The World Bank takes its cue from the politics of the big powers, but is still a force for good
An odd alliance ranging from anti-trade NGOs to US Republicans is united in its condemnation of the World Bank. Yet when I asked the finance minister of Rwanda, who steered his country through the early years of reconstruction and debt relief after the genocide, which donors were the most helpful, he named the World Bank as his best partner, and without hesitation. There is much spin and posturing in the aid and development debate, but in reality aid from individual countries is often inefficient, manipulative and expensive. World Bank interventions are usually of higher quality and effectiveness.

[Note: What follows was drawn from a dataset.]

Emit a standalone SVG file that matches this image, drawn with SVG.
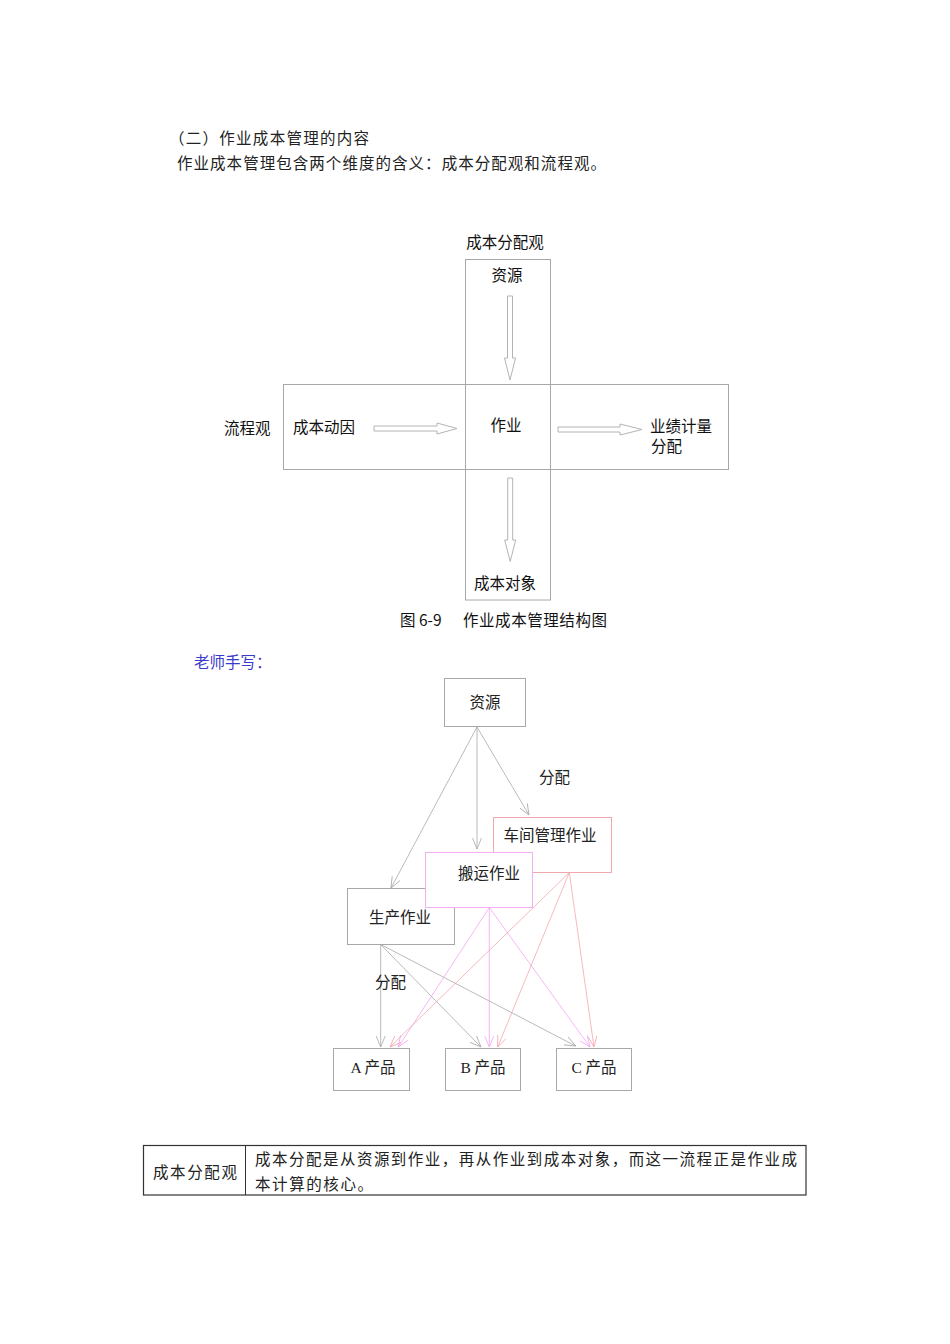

The bank was created in the aftermath of the Second World War to support the reconstruction of Europe. It was at Latin American insistence that it committed itself to development. The bank has a number of funding instruments. The International Bank for Reconstruction and Development (IBRD) borrows money very cheaply, because its funding is guaranteed by governments, and it lends to middle-income countries as well as providing technical assistance. Through the International Development Association (IDA), which is also supported by donor governments, part of the repayments is spent on helping poorer countries. Middle-income countries can choose to use the World Bank or not, and little criticism focuses on IBRD lending. The IDA plans to provide $33bn to the 81 poorest countries in the three-year period to 2008. Of this, $18bn came from new aid contributions from 40 countries, including £1.4bn from the UK. The money is provided in a mixture of grants - for the poorest - and interest-free, long-term loans over 40 years. No repayment is required in the first ten years.
The most virulent criticism of the bank is that it supported neoliberal structural adjustments in the late 1980s and early 1990s. This is true. The bank is funded and supervised by governments. In the 1980s the world voted repeatedly for Thatcherite, Reaganite, neoliberal governments. The bank's policies reflected this. In the latter 1990s, there was a social-democratic advance. The bank's lending to poor countries changed tack, focusing more on poverty reduction programmes by providing universal primary education, basic healthcare, water and sanitation for all.
Paul Wolfowitz's tenure as the bank's president coincides with the advance again of right-wing governments, including the end of this Labour government's claim to social democracy. There is now a danger that the bank's focus on poverty reduction may waver. But if the bank were closed down, or seriously weakened, the effects would be even worse. It is the world's leading development institution, employing many of the very brightest development experts.
It could be improved, but development would be a much less effective effort without it.
One of the great problems in the field of development is that there are too many players. Each developed country has its own programmes in the poorest countries, and so do a large number of UN agencies and NGOs. Each has a bank account, reporting requirements and missions that take up the time and energy of government ministers, who spend more time accounting to the donors than to their own electorates.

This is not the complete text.